Using the material below, print a verbatim copy of every line from the one containing "Reproduce this chart with seaborn" through the one containing "from matplotlib.patches import Rectangle", inclusive, and omit the pictures.

# Entries provided
----

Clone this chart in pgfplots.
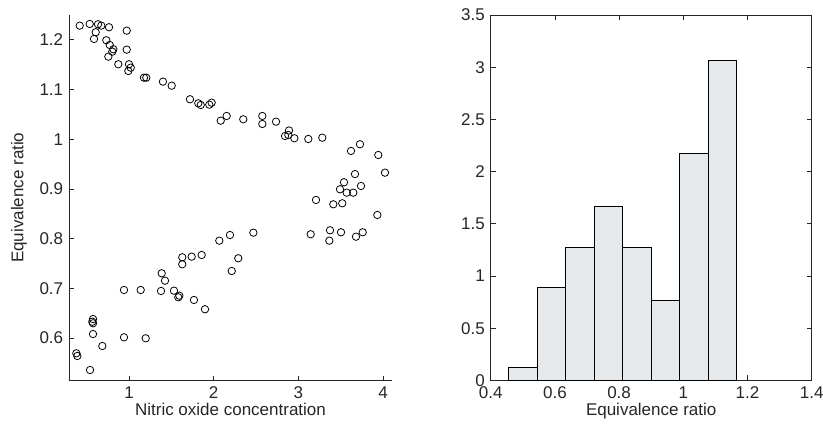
\documentclass[border=0pt]{standalone}
\usepackage{pgfplots}
\pgfplotsset{compat=1.18}
\usepackage{pgfplotstable}
\usepackage{fontspec}
\setmainfont{Liberation Sans}
\definecolor{barfill}{RGB}{229,233,235}
\definecolor{axcol}{RGB}{38,38,38}
\pgfplotstableread{
x y
0.418 1.2286
0.536 1.2320
0.634 1.2314
0.673 1.2286
0.764 1.2254
0.607 1.2153
0.973 1.2185
0.587 1.2018
0.732 1.1992
0.772 1.1897
0.815 1.1811
0.803 1.1763
0.973 1.1803
0.756 1.1662
0.874 1.1509
1.000 1.1509
1.020 1.1441
0.992 1.1374
1.177 1.1239
1.204 1.1239
1.401 1.1159
1.504 1.1078
1.720 1.0805
1.818 1.0724
1.847 1.0690
1.948 1.0696
1.976 1.0736
2.083 1.0374
2.153 1.0469
2.349 1.0402
2.574 1.0469
2.574 1.0308
2.736 1.0354
2.889 1.0177
2.842 1.0066
2.881 1.0087
2.952 1.0020
3.117 1.0006
3.282 1.0032
3.621 0.9765
3.727 0.9900
3.943 0.9684
4.022 0.9328
3.668 0.9300
3.538 0.9135
3.739 0.9060
3.491 0.8994
3.570 0.8926
3.648 0.8926
3.208 0.8779
3.412 0.8692
3.518 0.8712
3.932 0.8477
3.145 0.8089
3.373 0.8169
3.365 0.7960
3.503 0.8129
3.680 0.8040
3.759 0.8129
2.468 0.8121
2.192 0.8074
2.066 0.7960
1.858 0.7672
1.740 0.7638
1.629 0.7626
1.629 0.7485
2.290 0.7606
2.213 0.7350
1.386 0.7304
1.425 0.7155
1.378 0.6948
1.531 0.6954
1.594 0.6853
1.582 0.6821
1.767 0.6767
1.897 0.6580
0.941 0.6968
1.138 0.6968
0.575 0.6384
0.567 0.6330
0.575 0.6298
0.575 0.6082
0.941 0.6016
1.197 0.5996
0.685 0.5841
0.378 0.5694
0.390 0.5640
0.540 0.5358
}\scatterdata
\pgfplotstableread{
x h
0.4556 0.128
0.5444 0.895
0.6333 1.278
0.7222 1.662
0.8111 1.278
0.9000 0.767
0.9889 2.173
1.0778 3.068
1.1667 0
}\histdata
\begin{document}
\fontsize{17bp}{20bp}\selectfont
\begin{tikzpicture}
\useasboundingbox (0bp,0bp) rectangle (823bp,432bp);
\pgfplotsset{
  common/.style={
    scale only axis,
    anchor=south west,
    height=365.5bp,
    tick align=inside,
    major tick length=5bp,
    tick style={axcol, line width=0.8bp},
    /pgf/number format/assume math mode=true,
    ticklabel style={font=\fontsize{17bp}{20bp}\selectfont, text=axcol},
    label style={font=\fontsize{17bp}{20bp}\selectfont, text=axcol},
  }
}
\begin{axis}[
  common,
  at={(69bp,51.5bp)}, width=323bp,
  xmin=0.2916, xmax=4.105, ymin=0.5147, ymax=1.25,
  axis x line*=bottom, axis y line*=left,
  axis line style={-, axcol, line width=0.8bp},
  xtick={1,2,3,4}, ytick={0.6,0.7,0.8,0.9,1,1.1,1.2},
  xlabel={Nitric oxide concentration}, ylabel={Equivalence ratio},
  xlabel style={at={(axis description cs:0.5,-0.097)}, anchor=base},
  ylabel style={at={(axis description cs:-0.155,0.5)}, anchor=center, rotate=0},
]
\addplot[only marks, mark=o, mark size=3.7bp, mark options={line width=0.8bp, draw=black}] table[x=x, y=y] {\scatterdata};
\end{axis}
\begin{axis}[
  common,
  at={(490.7bp,51.5bp)}, width=321bp,
  xmin=0.4, xmax=1.4, ymin=0, ymax=3.5,
  tick pos=both,
  axis line style={axcol, line width=0.8bp},
  xtick={0.4,0.6,0.8,1,1.2,1.4}, ytick={0,0.5,1,1.5,2,2.5,3,3.5},
  xlabel={Equivalence ratio},
  xlabel style={at={(axis description cs:0.5,-0.097)}, anchor=base},
]
\addplot[ybar interval, fill=barfill, draw=black, line width=1bp] table[x=x, y=h] {\histdata};
\end{axis}
\end{tikzpicture}
\end{document}
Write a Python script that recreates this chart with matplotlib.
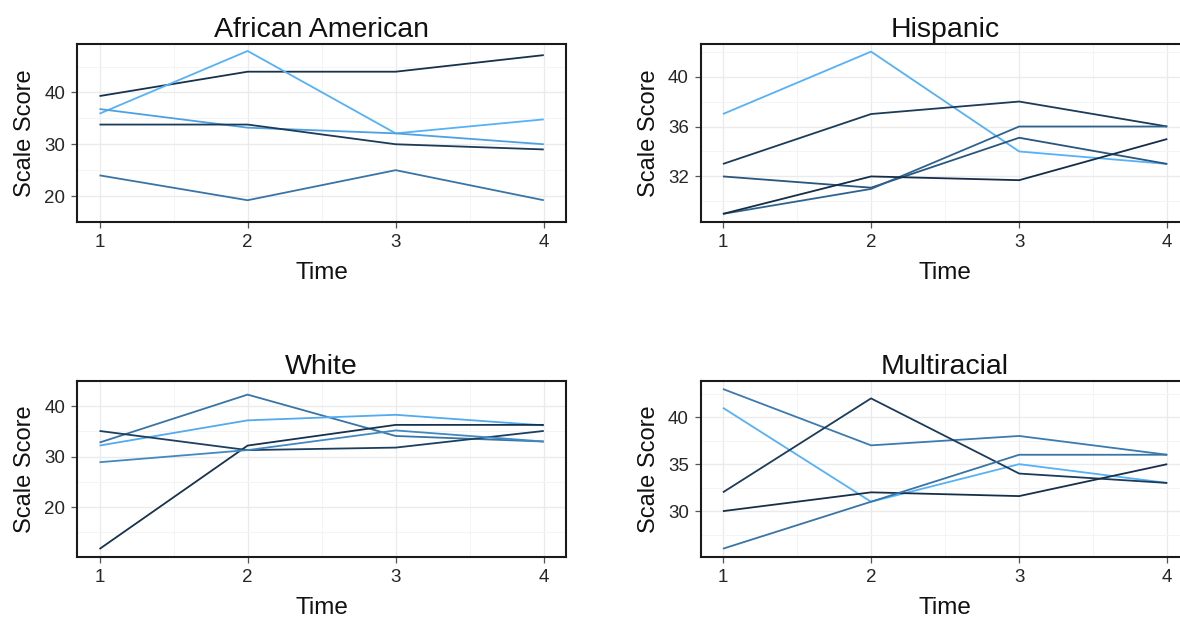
import matplotlib
matplotlib.use("Agg")
import matplotlib.pyplot as plt
import numpy as np
from matplotlib.colors import to_rgb

plt.rcParams['font.family'] = ['Liberation Sans', 'DejaVu Sans']

time = [1, 2, 3, 4]

# ---- data ----
aa_series = [
    [39.3, 44.0, 44.0, 47.2],
    [35.9, 48.0, 32.1, 34.8],
    [36.8, 33.2, 32.1, 30.0],
    [33.8, 33.8, 30.0, 29.0],
    [24.0, 19.2, 25.0, 19.2],
]
aa_level = [0.05, 1.0, 0.88, 0.12, 0.55]

hisp_series = [
    [37.0, 42.0, 34.0, 33.0],
    [33.0, 37.0, 38.0, 36.0],
    [32.0, 31.1, 35.1, 33.0],
    [29.0, 31.0, 36.0, 36.0],
    [29.0, 32.0, 31.7, 35.0],
]
hisp_level = [1.0, 0.12, 0.32, 0.42, 0.02]

white_series = [
    [32.8, 42.3, 34.1, 33.0],
    [32.2, 37.2, 38.3, 36.2],
    [35.1, 31.3, 31.8, 35.1],
    [11.7, 32.2, 36.3, 36.3],
    [28.9, 31.3, 35.2, 33.0],
]
white_level = [0.55, 0.95, 0.15, 0.05, 0.7]

multi_series = [
    [43.0, 37.0, 38.0, 36.0],
    [41.0, 31.0, 35.0, 33.0],
    [32.0, 42.0, 34.0, 33.0],
    [30.0, 32.0, 31.6, 35.0],
    [26.0, 31.0, 36.0, 36.0],
]
multi_level = [0.6, 1.0, 0.12, 0.04, 0.55]

panel_titles = ["African American", "Hispanic", "White", "Multiracial"]
panel_series = [aa_series, hisp_series, white_series, multi_series]
panel_levels = [aa_level, hisp_level, white_level, multi_level]
panel_ybreaks = [[20, 30, 40], [32, 36, 40], [20, 30, 40], [30, 35, 40]]
x_ticks = [1, 2, 3, 4]

low = np.array(to_rgb("#132B43"))
high = np.array(to_rgb("#56B1F7"))

def grad(v):
    return tuple(low + (high - low) * v)

W, H = 1180, 617
fig = plt.figure(figsize=(W / 100, H / 100), dpi=100)

# pixel boxes: left, top, right, bottom
boxes = [
    (77.3, 43.5, 566.0, 222.0),
    (700.7, 43.5, 1189.5, 222.0),
    (77.3, 381.0, 566.0, 556.7),
    (700.7, 381.0, 1189.5, 556.7),
]

for i in range(4):
    l, t, r, b = boxes[i]
    ax = fig.add_axes([l / W, 1 - b / H, (r - l) / W, (b - t) / H])
    series = panel_series[i]
    for s, lv in zip(series, panel_levels[i]):
        ax.plot(time, s, color=grad(lv), lw=1.3, solid_capstyle='butt', zorder=3)
    allv = np.array(series).ravel()
    lo, hi = allv.min(), allv.max()
    pad = (hi - lo) * 0.05
    ax.set_ylim(lo - pad, hi + pad)
    ax.set_xlim(1 - 0.15, 4 + 0.15)
    yb = panel_ybreaks[i]
    ax.set_yticks(yb)
    step = yb[1] - yb[0]
    minors = [v + step / 2 for v in [yb[0] - step] + yb]
    ax.set_yticks(minors, minor=True)
    ax.set_xticks(x_ticks)
    ax.set_xticks([1.5, 2.5, 3.5], minor=True)
    ax.grid(True, which='major', color='#EBEBEB', lw=1.0)
    ax.grid(True, which='minor', color='#F4F4F4', lw=0.7)
    ax.set_axisbelow(True)
    for sp in ax.spines.values():
        sp.set_color('#1a1a1a')
        sp.set_linewidth(1.5)
    ax.tick_params(which='major', length=4.5, width=0.9, color='#555555',
                   labelsize=13.5, labelcolor='#262626', pad=4)
    ax.tick_params(which='minor', length=0)
    ax.set_title(panel_titles[i], fontsize=20.5, pad=5, color='#111111')
    ax.set_xlabel("Time", fontsize=17.5, labelpad=8, color='#111111')
    ax.set_ylabel("Scale Score", fontsize=17, labelpad=6, color='#111111')

fig.savefig("out.png", dpi=100)
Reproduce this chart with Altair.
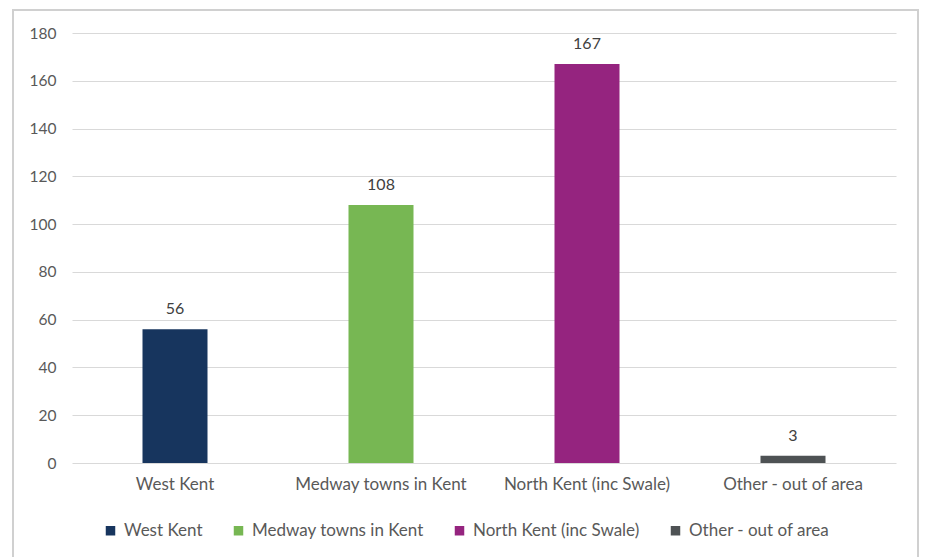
import altair as alt
import pandas as pd

# Responses by area
areas = ["West Kent", "Medway towns in Kent", "North Kent (inc Swale)", "Other - out of area"]
counts = [56, 108, 167, 3]
colors = ["#17355E", "#77B753", "#95247F", "#4E5254"]

df = pd.DataFrame({"area": areas, "count": counts})

FONT = "Lato"
TXT = "#595959"

x_enc = alt.X("area:N", sort=areas, title=None,
              scale=alt.Scale(paddingInner=0, paddingOuter=0),
              axis=alt.Axis(labelAngle=0, labelFontSize=17, labelColor=TXT, labelFont=FONT,
                            ticks=False, domain=False, labelPadding=13, grid=False))
y_enc = alt.Y("count:Q", title=None,
              scale=alt.Scale(domain=[0, 180], nice=False),
              axis=alt.Axis(values=list(range(0, 181, 20)), labelFontSize=15.5, labelColor=TXT,
                            labelFont=FONT, ticks=False, domain=False, labelPadding=16,
                            gridColor="#d9d9d9", gridWidth=1))

bars = alt.Chart(df).mark_bar(size=65).encode(
    x=x_enc,
    y=y_enc,
    color=alt.Color("area:N", sort=areas,
                    scale=alt.Scale(domain=areas, range=colors),
                    legend=alt.Legend(title=None, orient="none", direction="horizontal",
                                      legendX=30, legendY=489,
                                      symbolType="square", symbolSize=90, symbolStrokeWidth=0,
                                      labelFontSize=17, labelColor=TXT, labelFont=FONT,
                                      labelLimit=0, labelOffset=5, columnPadding=27)),
)

labels = alt.Chart(df).mark_text(baseline="bottom", dy=-12, fontSize=16, color="#404040",
                                 font=FONT).encode(
    x=alt.X("area:N", sort=areas),
    y=alt.Y("count:Q"),
    text=alt.Text("count:Q"),
)

# Light outer frame around the chart
frame = alt.Chart(df).mark_rect(fill=None, stroke="#d0d0d0", strokeWidth=2).encode(
    x=alt.value(-59), x2=alt.value(846), y=alt.value(-23), y2=alt.value(620)
)

chart = alt.layer(frame, bars, labels).properties(
    width=824, height=430,
    autosize=alt.AutoSizeParams(type="none"),
    padding={"left": 72, "right": 29, "top": 33, "bottom": 94},
    background="white",
).configure_view(stroke=None)

chart.save("out.html", embed_options={"renderer": "svg", "actions": False})
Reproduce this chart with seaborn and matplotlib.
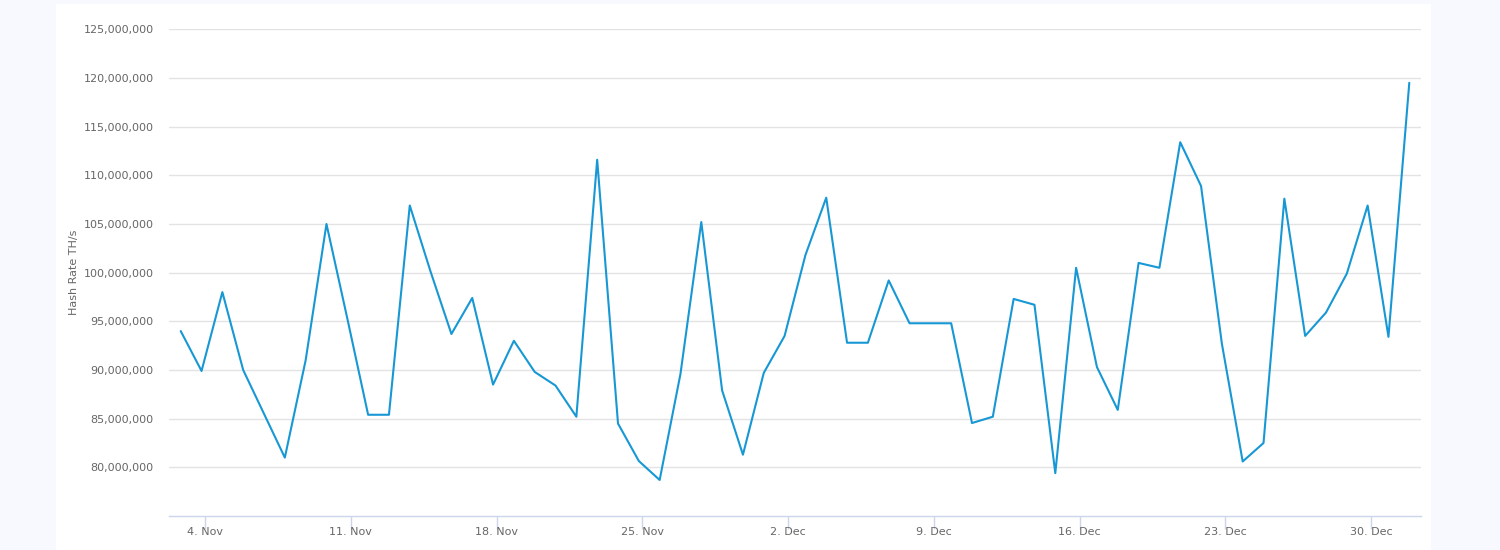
import pandas as pd
import seaborn as sns
import matplotlib.pyplot as plt
import matplotlib.dates as mdates
from matplotlib.ticker import FuncFormatter
from matplotlib.patches import Rectangle

# Daily hash rate readings (millions TH/s)
start_time = '2018-11-02 20:00'
hash_rate_millions = [
    94.0, 89.9, 98.0, 90.0, 85.5, 81.0, 91.0, 105.0, 95.3, 85.4,
    85.4, 106.9, 100.1, 93.7, 97.4, 88.5, 93.0, 89.8, 88.4, 85.2,
    111.6, 84.5, 80.65, 78.7, 89.6, 105.2, 87.9, 81.3, 89.7, 93.5,
    101.8, 107.7, 92.8, 92.8, 99.2, 94.8, 94.8, 94.8, 84.55, 85.2,
    97.3, 96.7, 79.4, 100.5, 90.3, 85.9, 101.0, 100.5, 113.4, 108.9,
    92.7, 80.6, 82.5, 107.6, 93.5, 95.9, 99.9, 106.9, 93.4, 119.5,
]
y_ticks = [80e6, 85e6, 90e6, 95e6, 100e6, 105e6, 110e6, 115e6, 120e6, 125e6]

df = pd.DataFrame({
    'Date': pd.date_range(start_time, periods=len(hash_rate_millions), freq='D'),
    'Hash Rate': [v * 1e6 for v in hash_rate_millions],
})

sns.set_style('white')
plt.rcParams['font.family'] = ['DejaVu Sans']

fig = plt.figure(figsize=(15, 5.5), dpi=100)
fig.patch.set_facecolor('#f8f9fe')
# white card behind the chart
fig.patches.append(Rectangle((56 / 1500, 0), (1431 - 56) / 1500, 546 / 550,
                             transform=fig.transFigure, facecolor='white',
                             edgecolor='none', zorder=-10))

ax = fig.add_axes([169 / 1500, 1 - 516 / 550, (1421 - 169) / 1500, (516 - 29.3) / 550])
ax.set_facecolor('none')

sns.lineplot(data=df, x='Date', y='Hash Rate', ax=ax, color='#1798d5', linewidth=1.5)

ax.set_ylim(75e6, 125e6)
ax.set_yticks(y_ticks)
ax.yaxis.set_major_formatter(FuncFormatter(lambda v, p: f'{v:,.0f}'))
ax.grid(axis='y', color='#e3e3e3', linewidth=1)
ax.set_axisbelow(True)

# weekly ticks on Sundays (4 Nov 2018 was a Sunday)
ax.set_xlim(pd.Timestamp('2018-11-02 06:30'), pd.Timestamp('2019-01-01 09:30'))
ax.xaxis.set_major_locator(mdates.WeekdayLocator(byweekday=mdates.SU))
ax.xaxis.set_major_formatter(mdates.DateFormatter('%-d. %b'))

for side in ['top', 'right', 'left']:
    ax.spines[side].set_visible(False)
ax.spines['bottom'].set_color('#ccd6eb')
ax.spines['bottom'].set_linewidth(1)

ax.tick_params(axis='x', bottom=True, colors='#ccd6eb', length=9, width=1, direction='out',
               labelcolor='#666666', labelsize=8, pad=-1)
ax.tick_params(axis='y', left=False, length=0, labelcolor='#666666', labelsize=8, pad=11)

ax.set_xlabel('')
ax.set_ylabel('Hash Rate TH/s', color='#666666', fontsize=8, labelpad=3.5)

fig.savefig('out.png', dpi=100, facecolor=fig.get_facecolor())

----

# Solution to this problem
Reproduce this chart with seaborn and matplotlib.
import pandas as pd
import seaborn as sns
import matplotlib.pyplot as plt
import matplotlib.dates as mdates
from matplotlib.ticker import FuncFormatter
from matplotlib.patches import Rectangle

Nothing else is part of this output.